When Geert Mak arrives in Detroit, he’s back in the Thirties. ‘Detroit seemed to be asleep on 7 October 2010 when we drove in. It was if it was 8.30 on a Sunday morning, instead of 11.30 on a Thursday morning. That’s the disaster that has struck this city. It’s become a modern ghost town, the postmodern Chernobyl of the United States.’ Only concrete structures remain in Detroit, which is mostly a wooden city outside its centre. ‘There are countless ruins of 19th- and 20th-century schools, offices and factories. They are collapsed, pocked with burn holes and with trees growing out of the windows and door frames. Office buildings are surrounded by wooden constructions to protect passers-by from falling debris. In a once glorious theatre, with a stage where Frank Sinatra and other giants once stood, there are now parked cars.’

Based on all the grim election talk, one would expect the same sad hopelessness on display in Greece and large parts of Southern Europe. But I think a strange contrast is developing between the backside of the American Dream and the front side of European reality.
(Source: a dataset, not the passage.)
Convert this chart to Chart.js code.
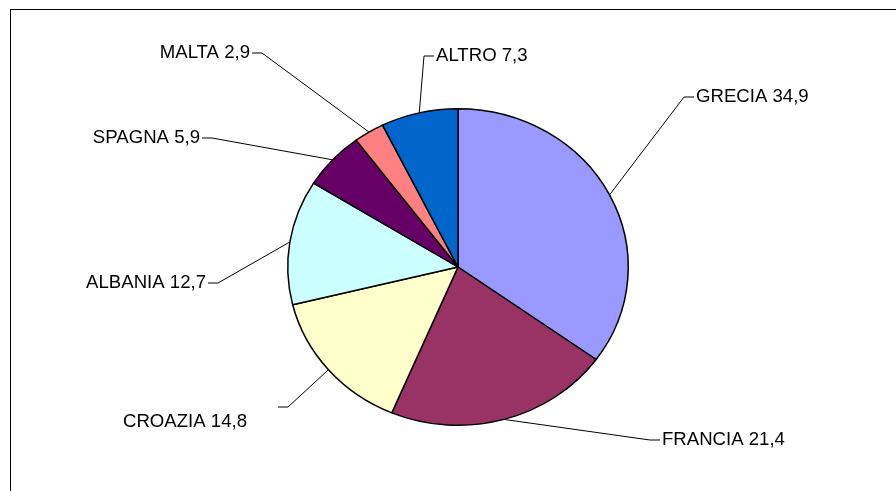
<!DOCTYPE html>
<html>
<head>
<meta charset="utf-8">
<script src="https://cdn.jsdelivr.net/npm/chart.js@4.4.0/dist/chart.umd.min.js"></script>
<style>
  html, body { margin: 0; padding: 0; background: #fff; }
  #wrap { position: relative; width: 896px; height: 491px; overflow: hidden; }
  #frame { position: absolute; left: 10px; top: 9px; width: 900px; height: 500px;
           border-top: 1.5px solid #000; border-left: 1.5px solid #000; }
  canvas { position: absolute; left: 0; top: 0; }
</style>
</head>
<body>
<div id="wrap">
  <div id="frame"></div>
  <canvas id="pieChart" width="896" height="491"></canvas>
</div>
<script>
const countries = ['GRECIA', 'FRANCIA', 'CROAZIA', 'ALBANIA', 'SPAGNA', 'MALTA', 'ALTRO'];
const shares = [34.9, 21.4, 14.8, 12.7, 5.9, 2.9, 7.3];
const sliceColors = ['#9999ff', '#993366', '#ffffcc', '#ccffff', '#660066', '#ff8080', '#0066cc'];

// leader line elbow, offset from the pie centre
const elbows = [[226, -170], [192, 173], [-170, 140], [-240, 16], [-246, -129], [-196, -214], [-34, -211]];
// extra shift of the text (croazia sits below its line)
const textShift = [[0, 0], [0, 0], [-29, 15], [0, 0], [0, 0], [0, 0], [0, 0]];

// the original pie is a bit wider than tall
const stretchX = 171 / 159;

const labelPlugin = {
    id: 'pieLabels',
    beforeDatasetsDraw(chart) {
        const arc = chart.getDatasetMeta(0).data[0];
        const ctx = chart.ctx;
        ctx.save();
        ctx.translate(arc.x, arc.y);
        ctx.scale(stretchX, 1);
        ctx.translate(-arc.x, -arc.y);
    },
    afterDatasetsDraw(chart) {
        const ctx = chart.ctx;
        ctx.restore();
        ctx.save();
        ctx.font = '18.6px "Liberation Sans", Arial, sans-serif';
        ctx.fillStyle = '#000';
        ctx.strokeStyle = '#000';
        ctx.lineWidth = 1;
        ctx.textBaseline = 'middle';
        chart.getDatasetMeta(0).data.forEach(function(arc, i) {
            const mid = (arc.startAngle + arc.endAngle) / 2;
            const ex = arc.x + Math.cos(mid) * arc.outerRadius * stretchX;
            const ey = arc.y + Math.sin(mid) * arc.outerRadius;
            const bx = arc.x + elbows[i][0];
            const by = arc.y + elbows[i][1];
            const dir = elbows[i][0] >= ex - arc.x ? 1 : -1;
            const hx = bx + dir * 10;
            ctx.beginPath();
            ctx.moveTo(ex, ey);
            ctx.lineTo(bx, by);
            ctx.lineTo(hx, by);
            ctx.stroke();
            const text = countries[i] + ' ' + shares[i].toFixed(1).replace('.', ',');
            ctx.textAlign = dir > 0 ? 'left' : 'right';
            ctx.fillText(text, hx + dir * 2 + textShift[i][0], by + textShift[i][1]);
        });
        ctx.restore();
    }
};

new Chart(document.getElementById('pieChart').getContext('2d'), {
    type: 'pie',
    data: {
        labels: countries,
        datasets: [{
            data: shares,
            backgroundColor: sliceColors,
            borderColor: '#000',
            borderWidth: 1.4
        }]
    },
    options: {
        responsive: false,
        animation: false,
        devicePixelRatio: 1,
        layout: {
            padding: { top: 108, bottom: 65, left: 299, right: 279 }
        },
        plugins: {
            legend: { display: false },
            tooltip: { enabled: false }
        }
    },
    plugins: [labelPlugin]
});
</script>
</body>
</html>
Mak’s book makes clear that the American Dream cannot be killed off. People have been forced to give up everything: job, steady income, home and way of life. But they keep holding onto the myth. The first thing that Obama did was breathe new life into this myth when he began his victory speech with the words: ‘The best is yet to come.’ Reality clings to utopia like desert to grassy fields. Mak drives through thousands of kilometres of desolation. Not only industrial cities but also large swathes of countryside have gone up in smoke. Farms have collapsed, fields have gone wild and villages are empty except for a single house with some gathered hippies. In late autumn Montana, Mak can’t even find a motel anymore, just the occasional gambling palace.

I watched the news in four different European countries and it was all sombre. The euro sinks, investments shrink, car manufacturers are moving to cheaper countries, unemployment rises, real estate sales remain docile and purchasing power plummets. All true. But are we just talking our way into the grave? In his best Martin Luther King voice, Obama proclaimed that ‘America is more than the sum of its citizens’. Everyone swooned. Meanwhile, if you’re reading Geert Mak, you come to the conclusion that America is the sum of incredible amounts of misery.

Last week, I spoke to two entrepreneurs who had just returned from a trade show in Eastern Europe. They had been particularly impressed by the pavilions from Estonia and Latvia. These designs were clear, fresh and futuristic; made from classical elements such as wood and glass and reflecting a calm faith in the future. In short, they were ‘the best is yet to come’ made solid.

For us in Europe, the dream is half – or completely – tucked into the reality. Perhaps we writers, poets, thinkers, filmmakers, composers should more clearly formulate the European dream with words, images and sounds. But then perhaps we will only truly drive ourselves into the ground. Just as with the Americans who in four years will likely have to admit that while Obama’s slogan was all well and good, with house, city and wallet the best has still not arrived. Perhaps, the real dream does not need to be formulated as long as it comes true without too much fanfare.

Warm regards, Abdelkader. I am slowly coming closer to the homeland.